Situasi pergerakan kemerdekaan di Mesir ketika itu juga diwarnai oleh adanya semangat untuk menggabungkan ideologi Islam dan Kebangsaan oleh partai Wafd dan Hizbul Wathan, dua partai politik yang berpengaruh di Mesir ketika itu. Tokoh-tokoh agama Mesir ikut bergabung dengan partai yang berasaskan kebangsaan itu seperti Syekh Mohammad Harun, Syekh Al Kajati, dan Syekh Abdul Muthalib yang merupakan Syekhul Universitas Al Azhar. Meskipun tokoh-tokoh agama ini berjuang dengan menggunakan ideologi Kebangsaan (nasionalisme) namun mereka selalu menjunjung tinggi agama Islam.
Situasi pergerakan nasional di Mesir ini sangat berpengaruh dalam memperkokoh rasa nasionalisme mahasiswa Indonesia, termasuk Iljas Ja’coub putra Minangkabau asal Pesisir Selatan dan Mukhtar Luthfi asal Balingka yang sedang belajar di negara itu. Semangat inilah yang dibawa dan dikembangkan oleh kedua putra Minangkabau itu setibanya mereka di tanah air. Kedua orang ini kelak menjadi tokoh sentral Permi.
Pergerakan kemerdekaan Indonesia pada saat itu tengah dilanda konflik ideologi. Akibatnya muncul dua kelompok besar yaitu golongan Islam dan golongan Kebangsaan (Nasionalis), seperti yang terjadi di Mesir. Jalan keluar dari konflik tersebut menurut Iljas Ja’coub adalah menjadikan Islam dan Kebangsaan sebagai asas perjuangan. Inilah yang kemudian berlaku pada Permi.

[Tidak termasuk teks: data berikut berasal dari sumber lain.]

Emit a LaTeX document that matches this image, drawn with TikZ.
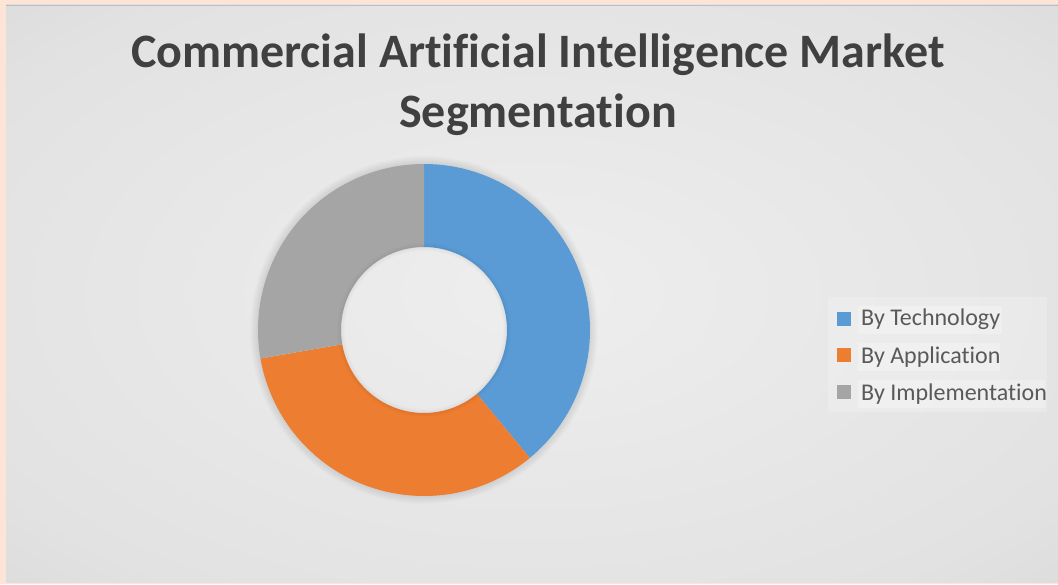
\documentclass[tikz,border=0pt]{standalone}
\usepackage{fontspec}
\setmainfont[Ligatures={NoCommon,NoContextual}]{Carlito}
\usetikzlibrary{calc}
\definecolor{peach}{HTML}{FCE4D6}
\definecolor{bgin}{HTML}{EEEEEE}
\definecolor{bgmid}{HTML}{E2E2E2}
\definecolor{bgout}{HTML}{C8C8C8}
\definecolor{bgline}{HTML}{BDBDBD}
\definecolor{techblue}{HTML}{5B9BD5}
\definecolor{apporange}{HTML}{ED7D31}
\definecolor{implgray}{HTML}{A5A5A5}
\definecolor{titlegray}{HTML}{404040}
\definecolor{leggray}{HTML}{595959}
\pgfdeclareradialshading{bgshade}{\pgfpoint{0bp}{0bp}}{color(0bp)=(bgin); color(30bp)=(bgmid); color(55bp)=(bgout!85!bgmid); color(71bp)=(bgout)}
\tikzset{
  titletext/.style={anchor=base, inner sep=0pt, text=titlegray, font=\fontsize{48}{56}\selectfont\bfseries},
  legtext/.style={anchor=base west, inner sep=0pt, text=leggray, font=\fontsize{24}{28}\selectfont},
  legkey/.style={minimum size=14pt, inner sep=0pt, draw=none},
  legrow/.style={fill=white, fill opacity=0.25, draw=none}
}
\newcommand{\donutseg}[3]{%
  \fill[#1] ($(C)+(#2:166)$) arc[start angle=#2, end angle=#3, radius=166]
    -- ($(C)+(#3:83)$) arc[start angle=#3, end angle=#2, radius=83] -- cycle;}
\begin{document}
\begin{tikzpicture}[x=1pt,y=1pt]
\useasboundingbox (0,0) rectangle (1058,584);
\fill[peach] (0,0) rectangle (1058,584);
\shade[shading=bgshade] (6,2) rectangle (1058,579);
\draw[bgline, line width=1.2pt] (6,578.6) -- (1058,578.6);
% title
\node[titletext] (title1) at (538,516) {Commercial Artificial Intelligence Market};
\node[titletext] (title2) at (538,456) {Segmentation};
% donut
\coordinate (C) at (424,254);
\foreach \i in {2,4,...,16}{\draw[black, opacity=0.012, line width=\i pt] (C) circle (166);}
\donutseg{techblue}{90}{-50.4}
\donutseg{apporange}{-50.4}{-170.1}
\donutseg{implgray}{-170.1}{-270}
\foreach \i in {2,4,...,8}{\draw[black, opacity=0.012, line width=\i pt] (C) circle (83);}
% legend
\fill[white, opacity=0.2] (828,172) rectangle (1047,287);
\fill[legrow] (858,250) rectangle (1002,278);
\fill[legrow] (858,213) rectangle (1000,241);
\fill[legrow] (858,176) rectangle (1045,204);
\node[legkey, fill=techblue] (k1) at (843.5,265) {};
\node[legkey, fill=apporange] (k2) at (843.5,229) {};
\node[legkey, fill=implgray] (k3) at (843.5,192) {};
\node[legtext] (l1) at (861,258) {By Technology};
\node[legtext] (l2) at (861,220) {By Application};
\node[legtext] (l3) at (861,183) {By Implementation};
\end{tikzpicture}
\end{document}
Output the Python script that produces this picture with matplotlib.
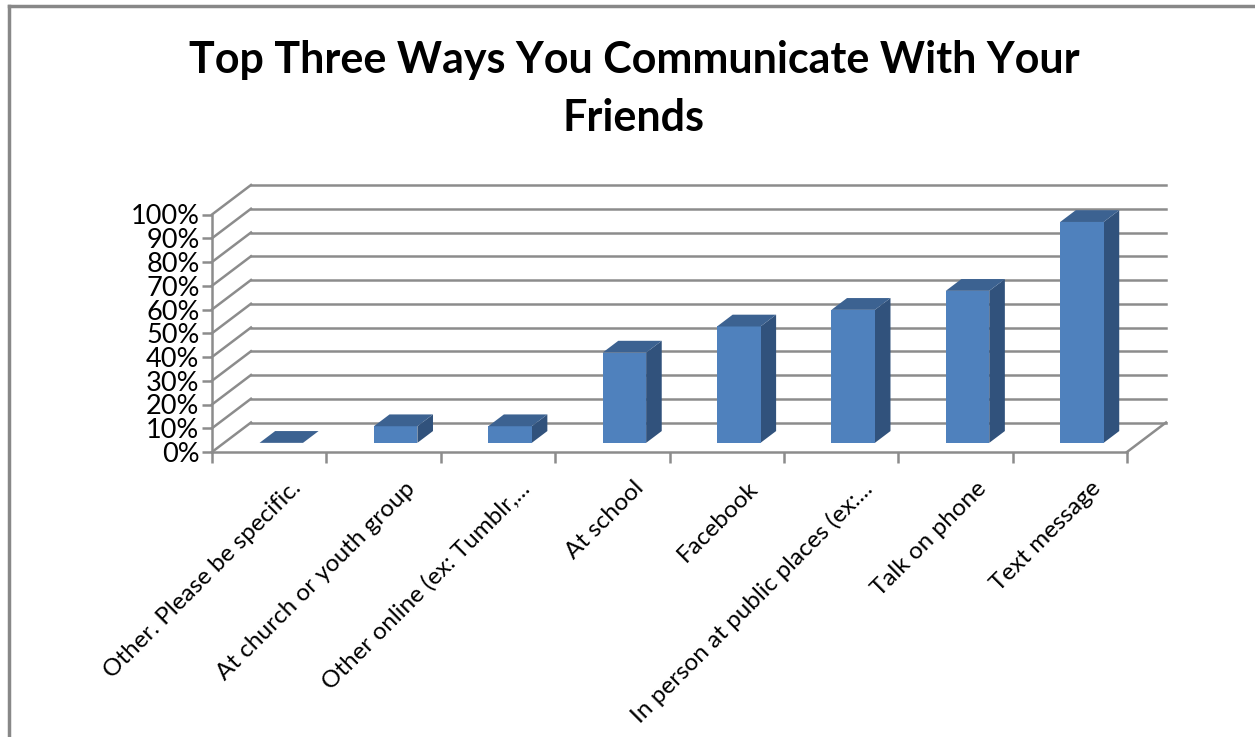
import matplotlib
matplotlib.use("Agg")
import matplotlib.pyplot as plt
from matplotlib.patches import Polygon, Rectangle
from matplotlib.transforms import offset_copy

categories = [
    "Other. Please be specific.",
    "At church or youth group",
    "Other online (ex: Tumblr,...",
    "At school",
    "Facebook",
    "In person at public places (ex:...",
    "Talk on phone",
    "Text message",
]
shares = [0.0, 0.07, 0.07, 0.38, 0.49, 0.56, 0.64, 0.93]
y_ticks = [i / 10 for i in range(11)]
y_tick_labels = [f"{i * 10}%" for i in range(11)]
title = "Top Three Ways You Communicate With Your\nFriends"

FONT = "Lato"
GRID = "#8c8c8c"
FRONT = "#4f81bd"
TOP = "#3c6291"
SIDE = "#31527c"

W, H, DPI = 1255, 737, 100
fig = plt.figure(figsize=(W / DPI, H / DPI), dpi=DPI)

# front plane of the plot in pixels
left_px, right_px, base_px, top_px = 212, 1127, 452, 214.5
ax = fig.add_axes([left_px / W, (H - base_px) / H,
                   (right_px - left_px) / W, (base_px - top_px) / H])
n = len(categories)
ax.set_xlim(-0.5, n - 0.5)
ax.set_ylim(0, 1)

# depth of the box, converted from pixels to data units
px_x = (right_px - left_px) / n
px_y = base_px - top_px
DX = 39 / px_x
DY = 29.5 / px_y

# back wall gridlines and side-wall diagonals
for y in y_ticks:
    ax.plot([-0.5 + DX, n - 0.5 + DX], [y + DY, y + DY], color=GRID,
            lw=1.8, clip_on=False, zorder=1)
    ax.plot([-0.5, -0.5 + DX], [y, y + DY], color=GRID, lw=1.8,
            clip_on=False, zorder=1)
ax.plot([n - 0.5, n - 0.5 + DX], [0, DY], color=GRID, lw=1.8,
        clip_on=False, zorder=1)

# 3d bars
f0, f1 = 0.31, 0.71
bw = 0.38
for i, v in enumerate(shares):
    xl, xr = i - bw / 2, i + bw / 2
    side = [(xr + f0 * DX, f0 * DY), (xr + f1 * DX, f1 * DY),
            (xr + f1 * DX, v + f1 * DY), (xr + f0 * DX, v + f0 * DY)]
    topf = [(xl + f0 * DX, v + f0 * DY), (xr + f0 * DX, v + f0 * DY),
            (xr + f1 * DX, v + f1 * DY), (xl + f1 * DX, v + f1 * DY)]
    if v > 0:
        ax.add_patch(Polygon(side, closed=True, facecolor=SIDE,
                             edgecolor="none", clip_on=False, zorder=3))
        ax.add_patch(Rectangle((xl + f0 * DX, f0 * DY), bw, v,
                               facecolor=FRONT, edgecolor="none",
                               clip_on=False, zorder=3))
    ax.add_patch(Polygon(topf, closed=True, facecolor=TOP,
                         edgecolor="none", clip_on=False, zorder=4))

for s in ["top", "right"]:
    ax.spines[s].set_visible(False)
for s in ["left", "bottom"]:
    ax.spines[s].set_color(GRID)
    ax.spines[s].set_linewidth(1.8)
    ax.spines[s].set_zorder(2)

ax.set_yticks(y_ticks, y_tick_labels, fontsize=19.5, family=FONT)
ax.tick_params(axis="y", length=7, width=1.8, color=GRID, pad=2)
ax.set_xticks([i - 0.5 for i in range(n + 1)], [""] * (n + 1))
ax.tick_params(axis="x", length=8, width=1.8, color=GRID)

for i, lab in enumerate(categories):
    tr = offset_copy(ax.transData, fig=fig, x=28, y=-33, units="dots")
    ax.text(i, 0, lab, transform=tr, rotation=45, rotation_mode="anchor",
            ha="right", va="center", fontsize=17.5, family=FONT)

fig.text(634 / W, 1 - 40 / H, title, ha="center", va="top",
         fontsize=31, fontweight="bold", family=FONT, linespacing=1.55)

# outer frame (left and top edges)
fig.add_artist(plt.Line2D([9 / W, 9 / W], [0, 1 - 6 / H], color="#888888",
                          lw=2.5, transform=fig.transFigure))
fig.add_artist(plt.Line2D([9 / W, 1], [1 - 6 / H, 1 - 6 / H], color="#888888",
                          lw=2.5, transform=fig.transFigure))

fig.savefig("out.png", dpi=DPI)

Mukhtar Luthfi juga bergabung dengan Permi. Asas Permi sekarang diperkuat dengan tujuannya yang dirumuskan oleh Luthfi yakni menuju Islam yang mulya dan kebangsaan untuk mewujudkan kemerdekaan Indonesia. Mukhtar Luthfi menjadi juru bicara yang sangat efektif untuk mempropagandakan slogan Islam dan Kebangsaan. Sejak kehadiran tokoh ini, gerak Permi semakin radikal. Jika Iljas Ja’coub dikenal sebagai ideolog Permi maka Mukhtar Luthfi dikenal sebagai propagandis Permi. Kedua tokoh inilah sesungguhnya yang menjadi penggerak utama Permi.
B. Konflik Ideologi
Sampai tahun 1930-an, setidaknya ada 3 (tiga) ideologi yang menjadi haluan politik kaum pergerakan itu, yakni Islam, Komunis, dan Nasionalis. Organisasi pergerakan (baca: Partai Politik) yang berideologikan Islam diwakili oleh Syarikat Islam (SI), sedangkan ideologi komunis diwakili oleh Partai Komunis Indonesia (PKI) dan ideologi nasionalis diwakili oleh Partai Nasional Indonesia (PNI). Di antara ketiga ideologi itu, hanya Islam dan Nasionalis (kebangsaan) yang mempunyai banyak pengikut.
Lenyapnya ideologi komunis dari arena pergerakan nasional Indonesia pascakegagakan pemberontakan tahun 1926 dan 1927 di Jawa Barat dan Sumatera Barat, membawa pengaruh yang cukup besar bagi perkembangan idelogi nasionalis (kebangsaan). Perhimpunan Indonesia (PI) yakni organisasi pergerakan yang didirikan oleh pelajar-pelajar Indonesia di Belanda (1926) dan menjadi embrio gerakan nasionalisme Indonesia. Aktifis PI inilah yang mendorong berdirinya PNI (1927) di Jakarta. (Ingelson, 1988: 2-18) PNI yang berideologikan kebangsaan (nasionalisme) pada dasarnya pelampiasan kekecewaan sebagian tokoh pergerakan atas perpecahan SI dan PKI, serta perpecahan di kalangan kaum nasionalis sendiri.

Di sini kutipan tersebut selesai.